On Friday morning, June 11th, Abel, Chris, Eugene, Niko, Jamin, and myself poured a fairly complex slab like professionals. I ordered 9 yards ($128/yd from PreMix in Pullman), and we used 8.5 of it. Preparation was painfully slow, lasting a full week. Delays came primarily from the ground being too soft to compact until we added some 10 inches of 3/4minus everywhere. Jesse came to deliver a 30,000 pound load (~12.5 yards) Wednesday afternoon, allowing us enough gravel to get the entire 600sqft area graded and compacted late Wednesday with the Jumping Jack Compactor. Thursday morning early, the kiddos and I trenched 10 inches below the gravel surface to add vertical 2" foam board around conditioned spaces, and by noon, we knew we were cutting it close. Eugene and Paul came over to help. Eugene left at 8PM promising to come back early before the pour the next morning. We had all the foam set, and the perimeter formed, but still did not have enough rebar. A 4:30AM start for Kyra and I Friday was too little too late; we did not have enough rebar anyway, and I did not have needed skills to install the concrete forms for interior walls.

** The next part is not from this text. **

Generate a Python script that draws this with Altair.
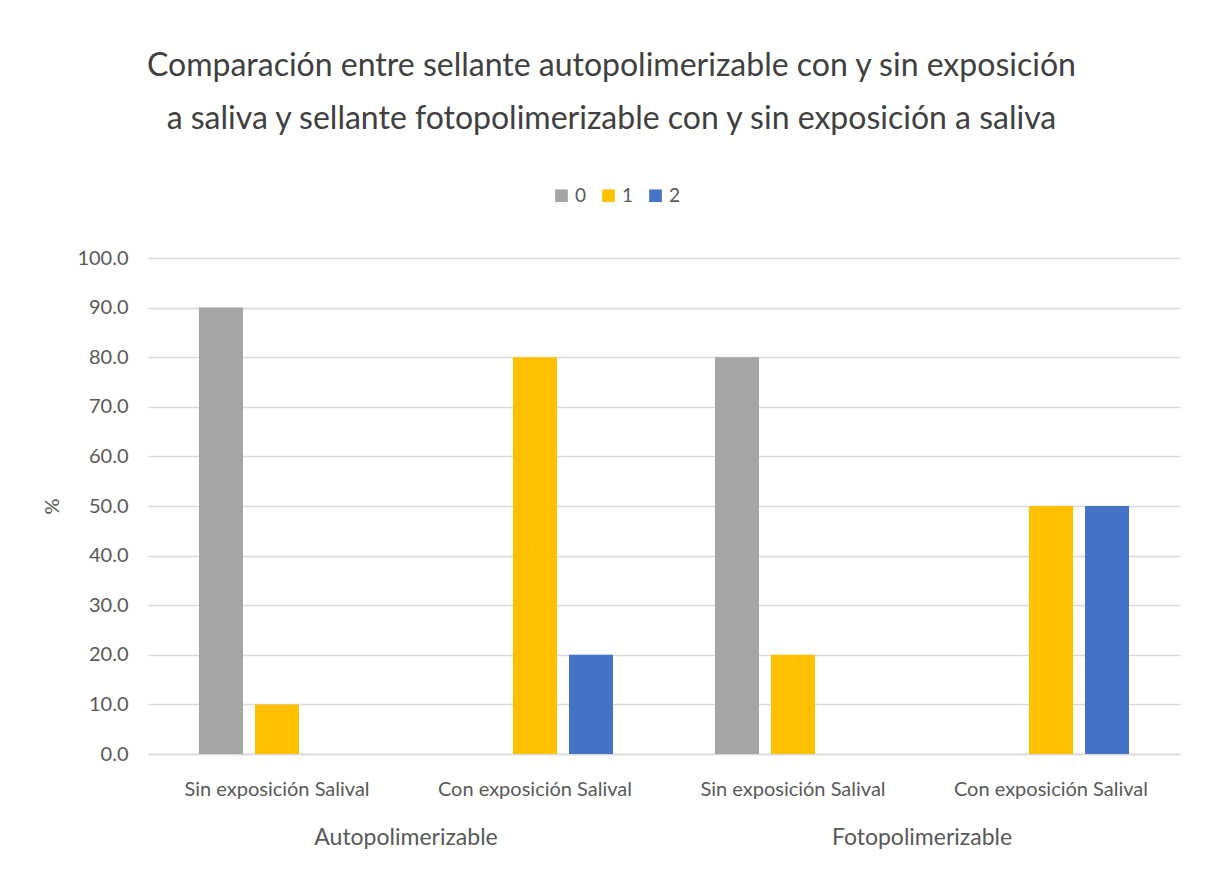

Jamin arrived around 7:40 with some rebar promising himself he would not take on the stress of a poorly managed project. Niko arrived soon after, then Abel, who had made a run to Pullman for rebar early. We had all the needed supplies and scrambled frantically to get it installed in time for the 8:30AM scheduled truck arrival. All appeared futile to me, Jamin, and Eugene, though we only conferred on the matter later. Somehow, by the time the truck arrived at 9AM, forms were done, rebar cut and set, and the crew seemed happy if not relaxed. It was a miracle - we thanked God unabashedly.
The power-trowel made easier work for Jamin to do finishing touches. The whole project, including transportation, rentals, and materials (excluding foam), was around $2500. It should be cured enough to set walls in a week!